A DSN entry might look like this:

Driver = /opt/microsoft/msodbcsql17/lib64/libmsodbcsql-17.7.so.2.1
Port = 1234

We can then just provide the DSN name to the odbc::dbConnect() function:

my_connection <- odbc::dbConnect(drv = odbc::odbc(),
                                 dsn = "MyDatabase") 

This can be particularly useful if you’re working in more than one environment, where you might want to connect to the same database but the connection string is going to be different for each environment.
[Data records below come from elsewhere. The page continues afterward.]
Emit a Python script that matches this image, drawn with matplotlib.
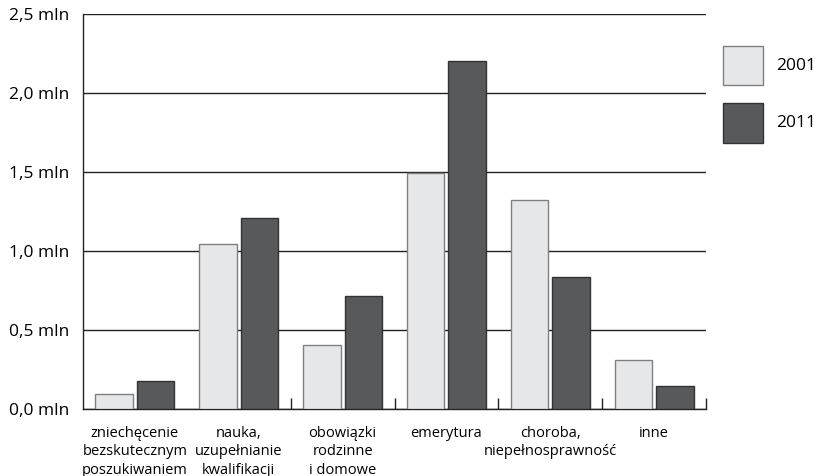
import numpy as np
import matplotlib.pyplot as plt

categories = [
    'zniechęcenie\nbezskutecznym\nposzukiwaniem',
    'nauka,\nuzupełnianie\nkwalifikacji',
    'obowiązki\nrodzinne\ni domowe',
    'emerytura',
    'choroba,\nniepełnosprawność',
    'inne',
]
values_2001 = [0.10, 1.045, 0.41, 1.494, 1.325, 0.312]
values_2011 = [0.177, 1.21, 0.715, 2.206, 0.835, 0.145]
y_ticks = [0.0, 0.5, 1.0, 1.5, 2.0, 2.5]
y_labels = ['0,0 mln', '0,5 mln', '1,0 mln', '1,5 mln', '2,0 mln', '2,5 mln']

plt.rcParams['font.family'] = ['Open Sans', 'DejaVu Sans']

fig = plt.figure(figsize=(8.18, 4.76), dpi=100)
ax = fig.add_axes([83 / 818, 1 - 409.3 / 476, 623 / 818, 395 / 476])

x = np.arange(len(categories))
width = 0.36
ax.bar(x - 0.2, values_2001, width, color='#e6e7e8', edgecolor='#808080',
       linewidth=1.0, zorder=3)
ax.bar(x + 0.2, values_2011, width, color='#58595b', edgecolor='#333333',
       linewidth=1.0, zorder=3)

ax.set_xlim(-0.5, len(categories) - 0.5)
ax.set_ylim(0, 2.5)
ax.set_yticks(y_ticks)
ax.set_yticklabels(y_labels, fontsize=12.5)
ax.tick_params(axis='y', length=0, pad=10)
ax.yaxis.grid(True, color='#222222', linewidth=1.0, zorder=0)

ax.set_xticks(x)
ax.set_xticklabels(categories, fontsize=10.5, linespacing=1.3, va='top')
ax.tick_params(axis='x', which='major', length=0, pad=12)
ax.set_xticks(x[1:] + 0.5, minor=True)
ax.tick_params(axis='x', which='minor', direction='in', length=8,
               width=1.0, color='#222222')

for side in ['top', 'right']:
    ax.spines[side].set_visible(False)
for side in ['left', 'bottom']:
    ax.spines[side].set_color('#222222')
    ax.spines[side].set_linewidth(1.0)

# legend drawn as figure patches
fig.patches.append(plt.Rectangle((722.7 / 818, 1 - 85 / 476), 40.6 / 818, 39 / 476,
                                 transform=fig.transFigure, facecolor='#e6e7e8',
                                 edgecolor='#808080', linewidth=1.0))
fig.patches.append(plt.Rectangle((722.7 / 818, 1 - 143.3 / 476), 40.6 / 818, 40.6 / 476,
                                 transform=fig.transFigure, facecolor='#58595b',
                                 edgecolor='#333333', linewidth=1.0))
fig.text(776 / 818, 1 - 65.5 / 476, '2001', fontsize=12.5, va='center')
fig.text(776 / 818, 1 - 123 / 476, '2011', fontsize=12.5, va='center')

fig.savefig('out.png', dpi=100)
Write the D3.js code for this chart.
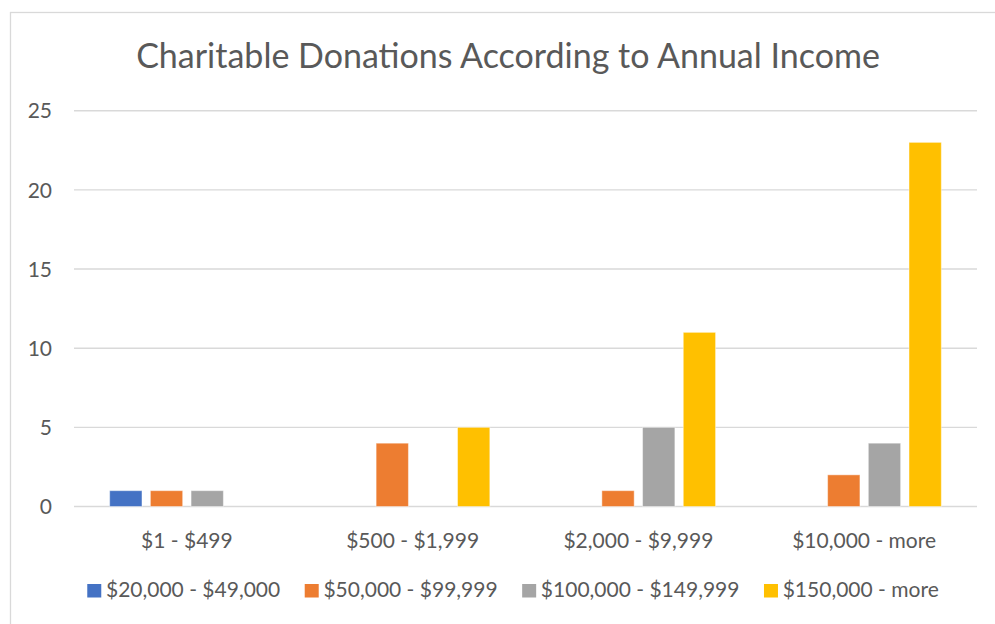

Instead, you can create a Data Source Name entry with the same name but with different specifications, and then use the same odbc::dbConnect(drv = odbc::odbc(), dsn = "MyDatabase") call in both.

I won’t go into exactly how to add DSNs here because it depends on your driver and your OS, but the process is pretty simple once you’ve found the right information for your setup.

7.5.3 Querying the database

Now we’ve got our connection (my_connection), we can send queries to the database. To send queries and get back the results in one step, we can use the odbc::dbGetQuery() function, passing the connection and then the string containing the SQL we want to execute.

odbc::dbGetQuery(my_connection, "select top 1 Id from dbo.ExampleTable")
##   Id
## 1  1

We then get back the data as a normal R data.frame. R will deal with the data type conversion, but the exact conversion is dependent on the driver. Luckily, Microsoft provides a complete breakdown of how data types are mapped between on R and SQL Server on their website.